Community Storytelling Through Textiles.
“Our stories are reflections of ourselves. treat them with respect and honour those who are willing to share their experiences with you.” – Jessica Vellenga
The largest community project is the NAMES project AIDS Memorial Quilt, which was started in June 1987. At the time of writing the book, 2014, over 48,000 panels (with the name of a person who has died of AIDS) have been stitched together. It would take 33 consecutive days to read the whole quilt.

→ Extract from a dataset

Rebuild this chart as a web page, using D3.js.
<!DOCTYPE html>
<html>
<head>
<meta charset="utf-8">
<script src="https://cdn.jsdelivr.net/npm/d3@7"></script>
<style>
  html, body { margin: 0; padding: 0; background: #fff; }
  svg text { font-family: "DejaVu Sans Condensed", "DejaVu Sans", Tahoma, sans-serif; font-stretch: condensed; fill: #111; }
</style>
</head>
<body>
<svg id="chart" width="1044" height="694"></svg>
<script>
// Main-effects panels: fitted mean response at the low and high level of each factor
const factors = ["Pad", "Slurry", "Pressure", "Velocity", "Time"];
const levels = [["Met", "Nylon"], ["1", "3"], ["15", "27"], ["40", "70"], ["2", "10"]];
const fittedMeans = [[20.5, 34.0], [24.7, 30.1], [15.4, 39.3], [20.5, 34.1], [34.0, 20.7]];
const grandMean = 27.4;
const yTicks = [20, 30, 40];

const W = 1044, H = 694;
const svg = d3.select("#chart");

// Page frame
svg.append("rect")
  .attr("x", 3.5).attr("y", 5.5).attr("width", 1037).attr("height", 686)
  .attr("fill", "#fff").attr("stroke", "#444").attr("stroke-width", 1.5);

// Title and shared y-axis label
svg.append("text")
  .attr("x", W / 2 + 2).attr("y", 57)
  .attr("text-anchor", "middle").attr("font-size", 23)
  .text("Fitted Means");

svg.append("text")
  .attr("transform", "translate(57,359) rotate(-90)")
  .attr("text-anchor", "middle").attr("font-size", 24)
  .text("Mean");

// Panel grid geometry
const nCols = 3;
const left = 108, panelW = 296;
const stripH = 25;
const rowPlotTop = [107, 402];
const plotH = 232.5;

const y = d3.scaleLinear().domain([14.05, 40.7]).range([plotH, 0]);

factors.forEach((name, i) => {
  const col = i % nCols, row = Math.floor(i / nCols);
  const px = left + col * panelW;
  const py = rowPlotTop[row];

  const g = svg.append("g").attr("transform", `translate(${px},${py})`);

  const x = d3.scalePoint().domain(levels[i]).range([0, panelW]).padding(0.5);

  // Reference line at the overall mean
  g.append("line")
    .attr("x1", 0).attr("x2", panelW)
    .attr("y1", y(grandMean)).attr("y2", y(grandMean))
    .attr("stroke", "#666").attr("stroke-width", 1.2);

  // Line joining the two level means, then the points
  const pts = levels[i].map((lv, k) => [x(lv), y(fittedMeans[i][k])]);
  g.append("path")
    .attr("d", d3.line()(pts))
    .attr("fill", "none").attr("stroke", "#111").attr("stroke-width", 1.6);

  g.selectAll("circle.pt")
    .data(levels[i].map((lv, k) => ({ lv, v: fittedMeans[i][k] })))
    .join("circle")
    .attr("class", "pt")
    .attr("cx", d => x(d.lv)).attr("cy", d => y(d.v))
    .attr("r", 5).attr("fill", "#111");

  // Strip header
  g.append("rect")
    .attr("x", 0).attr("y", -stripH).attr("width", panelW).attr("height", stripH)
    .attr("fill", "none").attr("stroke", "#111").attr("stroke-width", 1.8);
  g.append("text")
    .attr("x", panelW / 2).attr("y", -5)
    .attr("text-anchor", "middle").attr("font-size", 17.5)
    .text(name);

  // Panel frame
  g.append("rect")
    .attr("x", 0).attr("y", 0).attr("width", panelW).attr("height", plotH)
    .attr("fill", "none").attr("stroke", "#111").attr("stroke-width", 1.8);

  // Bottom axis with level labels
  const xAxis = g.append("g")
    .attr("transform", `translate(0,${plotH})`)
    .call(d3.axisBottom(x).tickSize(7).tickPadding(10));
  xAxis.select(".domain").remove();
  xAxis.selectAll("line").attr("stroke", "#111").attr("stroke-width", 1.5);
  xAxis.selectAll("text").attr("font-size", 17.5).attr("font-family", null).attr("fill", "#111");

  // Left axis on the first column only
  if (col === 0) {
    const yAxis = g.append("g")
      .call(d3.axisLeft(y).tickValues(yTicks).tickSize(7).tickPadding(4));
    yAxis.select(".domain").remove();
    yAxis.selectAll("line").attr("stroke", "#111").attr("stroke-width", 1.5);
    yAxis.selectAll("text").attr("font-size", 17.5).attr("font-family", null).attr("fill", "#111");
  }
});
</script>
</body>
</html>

Prain goes on to write about sewing and knitting circles along with yarn bombing. I’m ambivalent about yarn bombing. On one hand I enjoy the brightness and fun of the transformation of an area but I wonder if the yarn could not be put to a better use by making items of clothing and toys for those in need, What happens to the yarn after the yarn bombing event? Does it weather away or is ripped down to go to landfill?
I am a member of a small sewing circle. On pre-arranged Saturday afternoons we meet at Cardiff M.A.D.E. to kantha stitch a quilt. The community project was set up by a lady from Bangladesh. Layers of fabric were placed together – an old bedsheet and sari and a design was created using symbols which are important to the individuals contributing to the needlework. I was taught how to stitch using an extra long needle threaded with embroidery yarn. The stitch is a basic running stitch.
But back to the book. Leigh Bowser uses the medium of textiles and stitch to raise awareness of DBA through the Bloodbag Project. People are invited to create their own bloodbag using the templates and forwarded to Leigh.
An interview with Leigh about the project is here.
Jessica Vellenga invited members of the public to send her diary entries which she then embroideres on vintage fabrics – that which is intended to be private becomes public – the banal, the silly, the sad……
“Tell me about your grandmother. Tell me, what was your favourite piece of clothing when you were a child.” At the Broocklyn Museum Robyn Love set up a static bicycle which powered her spinning wheel. She invited members of the public to contribute to her Spin Cycle by asking them to spin her a yarn as she spun her yarn.
And that concludes the book. I’ve come across many artists I may not have done had I not read it. At last I can feel ideas rising in my brain. I don’t wish to copy anyone’s work – I see it more as being fed food for thought.